Material for this exercise:
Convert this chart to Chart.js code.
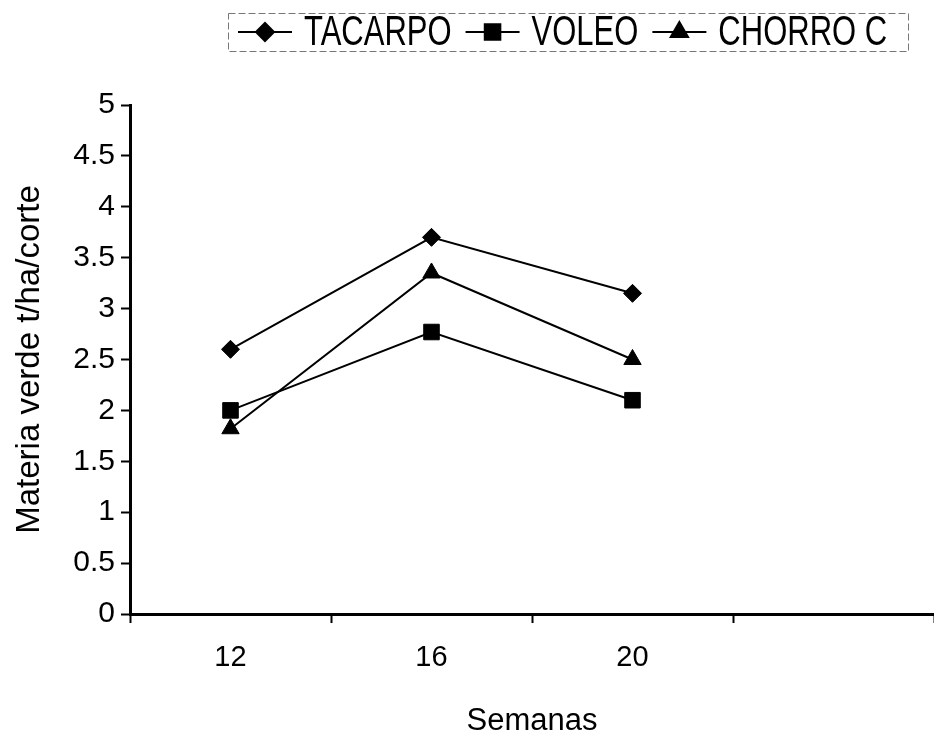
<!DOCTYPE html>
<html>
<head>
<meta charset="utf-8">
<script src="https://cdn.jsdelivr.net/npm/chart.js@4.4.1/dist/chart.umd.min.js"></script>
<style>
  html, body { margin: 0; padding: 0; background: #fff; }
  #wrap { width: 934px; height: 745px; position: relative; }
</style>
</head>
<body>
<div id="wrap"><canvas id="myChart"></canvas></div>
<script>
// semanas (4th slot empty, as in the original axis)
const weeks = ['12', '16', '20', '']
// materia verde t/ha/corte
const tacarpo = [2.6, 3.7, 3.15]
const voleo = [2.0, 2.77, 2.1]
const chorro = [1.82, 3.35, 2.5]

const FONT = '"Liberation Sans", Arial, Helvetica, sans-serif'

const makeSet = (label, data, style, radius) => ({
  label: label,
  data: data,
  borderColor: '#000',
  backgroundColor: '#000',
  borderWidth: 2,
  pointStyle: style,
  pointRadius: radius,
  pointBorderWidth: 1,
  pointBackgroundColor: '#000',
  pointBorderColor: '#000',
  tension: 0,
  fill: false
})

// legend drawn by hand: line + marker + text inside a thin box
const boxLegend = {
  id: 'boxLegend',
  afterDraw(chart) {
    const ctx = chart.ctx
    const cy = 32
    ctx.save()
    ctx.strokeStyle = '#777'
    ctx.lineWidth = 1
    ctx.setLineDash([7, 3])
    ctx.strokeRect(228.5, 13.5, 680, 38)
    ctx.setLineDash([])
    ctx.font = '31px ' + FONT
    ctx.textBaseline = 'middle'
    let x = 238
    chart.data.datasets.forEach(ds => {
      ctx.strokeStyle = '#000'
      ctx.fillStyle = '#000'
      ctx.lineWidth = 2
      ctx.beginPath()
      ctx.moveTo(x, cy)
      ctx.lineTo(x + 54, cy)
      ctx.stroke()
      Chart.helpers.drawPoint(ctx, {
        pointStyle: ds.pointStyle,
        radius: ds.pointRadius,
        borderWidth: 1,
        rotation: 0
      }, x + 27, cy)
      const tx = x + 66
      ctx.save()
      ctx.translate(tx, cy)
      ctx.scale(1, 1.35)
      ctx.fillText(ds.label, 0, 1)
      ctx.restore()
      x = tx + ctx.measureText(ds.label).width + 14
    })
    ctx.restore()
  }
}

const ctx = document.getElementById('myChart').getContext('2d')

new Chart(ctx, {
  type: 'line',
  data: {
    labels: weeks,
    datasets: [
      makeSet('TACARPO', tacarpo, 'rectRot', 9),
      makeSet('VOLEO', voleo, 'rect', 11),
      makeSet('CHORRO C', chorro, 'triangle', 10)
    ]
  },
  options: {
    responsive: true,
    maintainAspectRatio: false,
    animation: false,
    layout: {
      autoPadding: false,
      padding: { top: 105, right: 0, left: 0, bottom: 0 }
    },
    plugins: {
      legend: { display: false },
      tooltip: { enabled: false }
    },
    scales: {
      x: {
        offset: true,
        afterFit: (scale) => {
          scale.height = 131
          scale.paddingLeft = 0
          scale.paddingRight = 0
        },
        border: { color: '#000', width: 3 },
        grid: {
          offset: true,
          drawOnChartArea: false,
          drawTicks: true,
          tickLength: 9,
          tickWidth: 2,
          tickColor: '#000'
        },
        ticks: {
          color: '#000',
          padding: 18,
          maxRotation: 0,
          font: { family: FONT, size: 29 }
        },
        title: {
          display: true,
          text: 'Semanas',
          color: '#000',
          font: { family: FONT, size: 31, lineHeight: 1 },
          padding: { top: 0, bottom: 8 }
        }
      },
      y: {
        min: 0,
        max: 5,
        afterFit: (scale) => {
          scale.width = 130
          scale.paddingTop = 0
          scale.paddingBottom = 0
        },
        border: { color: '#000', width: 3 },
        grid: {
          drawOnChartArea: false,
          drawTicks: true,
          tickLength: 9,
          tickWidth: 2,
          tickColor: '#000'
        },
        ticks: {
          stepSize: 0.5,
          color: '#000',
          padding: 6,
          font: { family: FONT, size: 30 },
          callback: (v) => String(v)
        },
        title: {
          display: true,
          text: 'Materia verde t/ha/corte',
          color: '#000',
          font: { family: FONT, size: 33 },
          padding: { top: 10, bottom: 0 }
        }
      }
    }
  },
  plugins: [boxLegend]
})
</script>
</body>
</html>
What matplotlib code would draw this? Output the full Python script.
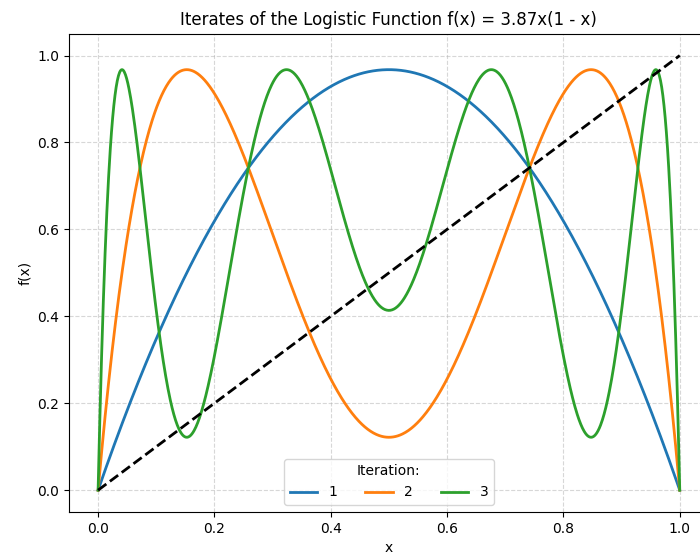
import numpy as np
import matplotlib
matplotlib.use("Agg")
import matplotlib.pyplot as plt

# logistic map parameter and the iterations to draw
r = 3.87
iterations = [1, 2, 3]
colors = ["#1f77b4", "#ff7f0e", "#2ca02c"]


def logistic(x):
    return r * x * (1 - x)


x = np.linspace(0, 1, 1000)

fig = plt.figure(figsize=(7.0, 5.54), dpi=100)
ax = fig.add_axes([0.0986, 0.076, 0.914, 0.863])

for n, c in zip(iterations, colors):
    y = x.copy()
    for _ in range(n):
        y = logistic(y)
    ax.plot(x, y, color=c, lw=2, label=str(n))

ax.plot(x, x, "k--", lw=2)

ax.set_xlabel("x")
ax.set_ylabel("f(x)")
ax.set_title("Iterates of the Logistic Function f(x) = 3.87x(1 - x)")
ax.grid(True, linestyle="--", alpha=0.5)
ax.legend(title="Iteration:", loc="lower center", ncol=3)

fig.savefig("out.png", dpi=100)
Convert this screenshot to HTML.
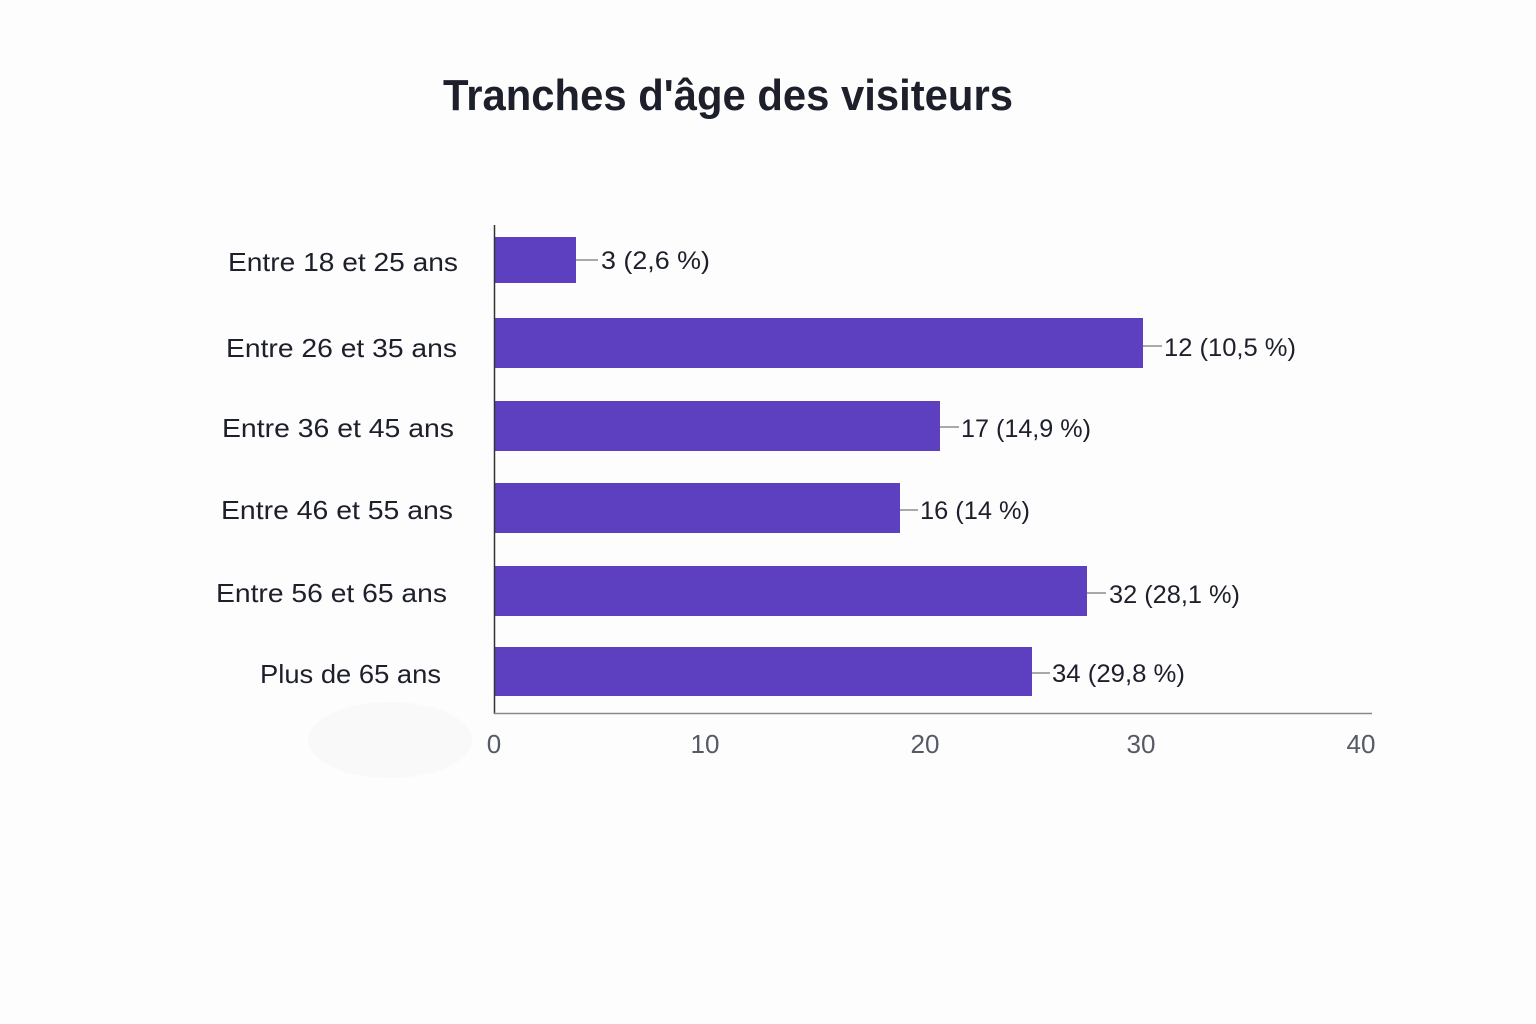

Instructions for the task:
Go through the entries above and output them exactly, without pictures.

Task answer:
Convert this chart to Chart.js code.
<!DOCTYPE html>
<html>
<head>
<meta charset="utf-8">
<script src="https://cdn.jsdelivr.net/npm/chart.js@4.4.1/dist/chart.umd.min.js"></script>
<style>
  html, body { margin: 0; padding: 0; background: #fff; }
  #wrap { width: 934px; height: 745px; position: relative; }
</style>
</head>
<body>
<div id="wrap"><canvas id="myChart"></canvas></div>
<script>
// semanas (4th slot empty, as in the original axis)
const weeks = ['12', '16', '20', '']
// materia verde t/ha/corte
const tacarpo = [2.6, 3.7, 3.15]
const voleo = [2.0, 2.77, 2.1]
const chorro = [1.82, 3.35, 2.5]

const FONT = '"Liberation Sans", Arial, Helvetica, sans-serif'

const makeSet = (label, data, style, radius) => ({
  label: label,
  data: data,
  borderColor: '#000',
  backgroundColor: '#000',
  borderWidth: 2,
  pointStyle: style,
  pointRadius: radius,
  pointBorderWidth: 1,
  pointBackgroundColor: '#000',
  pointBorderColor: '#000',
  tension: 0,
  fill: false
})

// legend drawn by hand: line + marker + text inside a thin box
const boxLegend = {
  id: 'boxLegend',
  afterDraw(chart) {
    const ctx = chart.ctx
    const cy = 32
    ctx.save()
    ctx.strokeStyle = '#777'
    ctx.lineWidth = 1
    ctx.setLineDash([7, 3])
    ctx.strokeRect(228.5, 13.5, 680, 38)
    ctx.setLineDash([])
    ctx.font = '31px ' + FONT
    ctx.textBaseline = 'middle'
    let x = 238
    chart.data.datasets.forEach(ds => {
      ctx.strokeStyle = '#000'
      ctx.fillStyle = '#000'
      ctx.lineWidth = 2
      ctx.beginPath()
      ctx.moveTo(x, cy)
      ctx.lineTo(x + 54, cy)
      ctx.stroke()
      Chart.helpers.drawPoint(ctx, {
        pointStyle: ds.pointStyle,
        radius: ds.pointRadius,
        borderWidth: 1,
        rotation: 0
      }, x + 27, cy)
      const tx = x + 66
      ctx.save()
      ctx.translate(tx, cy)
      ctx.scale(1, 1.35)
      ctx.fillText(ds.label, 0, 1)
      ctx.restore()
      x = tx + ctx.measureText(ds.label).width + 14
    })
    ctx.restore()
  }
}

const ctx = document.getElementById('myChart').getContext('2d')

new Chart(ctx, {
  type: 'line',
  data: {
    labels: weeks,
    datasets: [
      makeSet('TACARPO', tacarpo, 'rectRot', 9),
      makeSet('VOLEO', voleo, 'rect', 11),
      makeSet('CHORRO C', chorro, 'triangle', 10)
    ]
  },
  options: {
    responsive: true,
    maintainAspectRatio: false,
    animation: false,
    layout: {
      autoPadding: false,
      padding: { top: 105, right: 0, left: 0, bottom: 0 }
    },
    plugins: {
      legend: { display: false },
      tooltip: { enabled: false }
    },
    scales: {
      x: {
        offset: true,
        afterFit: (scale) => {
          scale.height = 131
          scale.paddingLeft = 0
          scale.paddingRight = 0
        },
        border: { color: '#000', width: 3 },
        grid: {
          offset: true,
          drawOnChartArea: false,
          drawTicks: true,
          tickLength: 9,
          tickWidth: 2,
          tickColor: '#000'
        },
        ticks: {
          color: '#000',
          padding: 18,
          maxRotation: 0,
          font: { family: FONT, size: 29 }
        },
        title: {
          display: true,
          text: 'Semanas',
          color: '#000',
          font: { family: FONT, size: 31, lineHeight: 1 },
          padding: { top: 0, bottom: 8 }
        }
      },
      y: {
        min: 0,
        max: 5,
        afterFit: (scale) => {
          scale.width = 130
          scale.paddingTop = 0
          scale.paddingBottom = 0
        },
        border: { color: '#000', width: 3 },
        grid: {
          drawOnChartArea: false,
          drawTicks: true,
          tickLength: 9,
          tickWidth: 2,
          tickColor: '#000'
        },
        ticks: {
          stepSize: 0.5,
          color: '#000',
          padding: 6,
          font: { family: FONT, size: 30 },
          callback: (v) => String(v)
        },
        title: {
          display: true,
          text: 'Materia verde t/ha/corte',
          color: '#000',
          font: { family: FONT, size: 33 },
          padding: { top: 10, bottom: 0 }
        }
      }
    }
  },
  plugins: [boxLegend]
})
</script>
</body>
</html>
What matplotlib code would draw this? Output the full Python script.
import numpy as np
import matplotlib
matplotlib.use("Agg")
import matplotlib.pyplot as plt

# logistic map parameter and the iterations to draw
r = 3.87
iterations = [1, 2, 3]
colors = ["#1f77b4", "#ff7f0e", "#2ca02c"]


def logistic(x):
    return r * x * (1 - x)


x = np.linspace(0, 1, 1000)

fig = plt.figure(figsize=(7.0, 5.54), dpi=100)
ax = fig.add_axes([0.0986, 0.076, 0.914, 0.863])

for n, c in zip(iterations, colors):
    y = x.copy()
    for _ in range(n):
        y = logistic(y)
    ax.plot(x, y, color=c, lw=2, label=str(n))

ax.plot(x, x, "k--", lw=2)

ax.set_xlabel("x")
ax.set_ylabel("f(x)")
ax.set_title("Iterates of the Logistic Function f(x) = 3.87x(1 - x)")
ax.grid(True, linestyle="--", alpha=0.5)
ax.legend(title="Iteration:", loc="lower center", ncol=3)

fig.savefig("out.png", dpi=100)
Convert this screenshot to HTML.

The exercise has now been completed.